Basically, I think this is not from experience, this is from thinking about it long and hard, I think, huh, good grief. Sorry, I think the benefits do not outweigh the cost. And the cost, I mean, the cognitive load cost, you have to think about things differently, it’s harder to test the integration locally, maybe even hard to test anything locally, I haven’t looked at the state of local testing of server lists recently, it was it was doable. It didn’t seem simple and intuitive when I looked into it, but might consider defining what our container key partitioning strategy would be. And then slowly move different elements over and use server list functions to connect to that. And then our current API could basically be a API gateway type thing where instead of connecting to them model based on connecting to Mongo, they would still connect to the model except it would pull it from request to an Azure function to I think if we move, that’s the way we’ll go. It would take us way too long to do a big bang move where every separate well, I guess we could still do that directly having the model connect to cosmos, instead of connecting to Mongo. My work, I can’t tell from trying to inflict service onto the application or if it’s the right move, and you just do a little more deep thinking, that’s kind of what this podcast does for me anyway, is, as I start to have to say, my thoughts out loud, it begins to clarify my thinking. So perhaps it will be even more interesting if I had a co-host who were to ask questions about what I’m saying, since the listeners can’t ask me the questions and in real time, that might be useful.

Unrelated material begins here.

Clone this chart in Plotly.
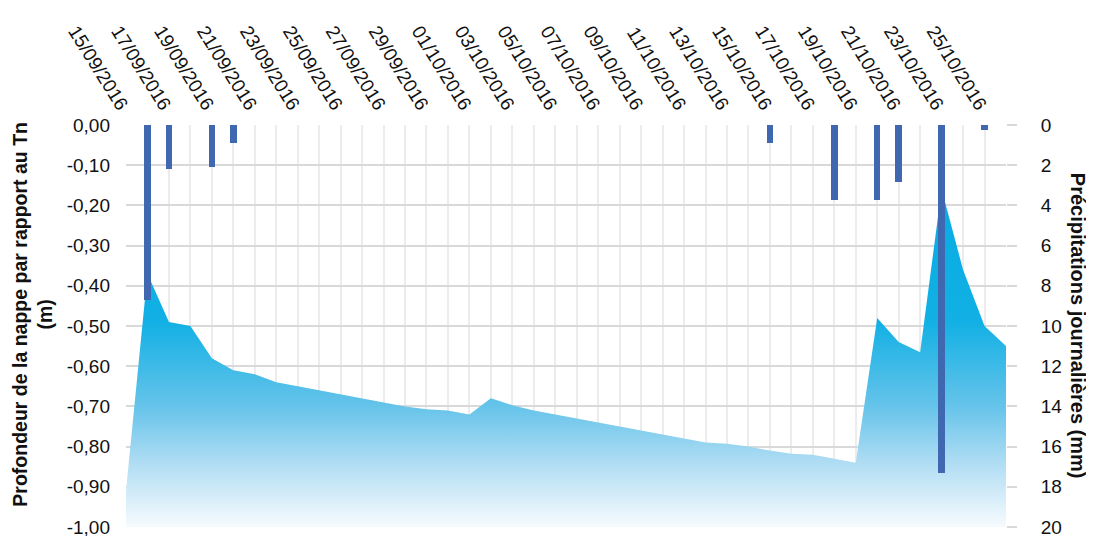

Anyway, the cosmos might be perfect for you. There are some complexities in the way it’s set up. It seems amazing not to have to deal with the infrastructure. I say that as an ops guy, right? So I’ve said before, I’m 51% ops and 49% Dev. So I’m a sysadmin at heart but also a coder, right? So I like maintaining infrastructure. But when you’re trying to build product and team at the same time, Something’s got to give, right? So the hands-on ops is one of the things that maintains things from falling over it. It prevents disasters and problems, but it doesn’t move the product forward. It’s a risk because if you can’t trust your infrastructure, then can’t trust your application. So nobody’s going to use it. But it doesn’t make it better by making sure that it’s more reliable. Yeah, I heard it, it did. That didn’t exactly make 100% sense. But I think you know what I’m trying to say, do collectively.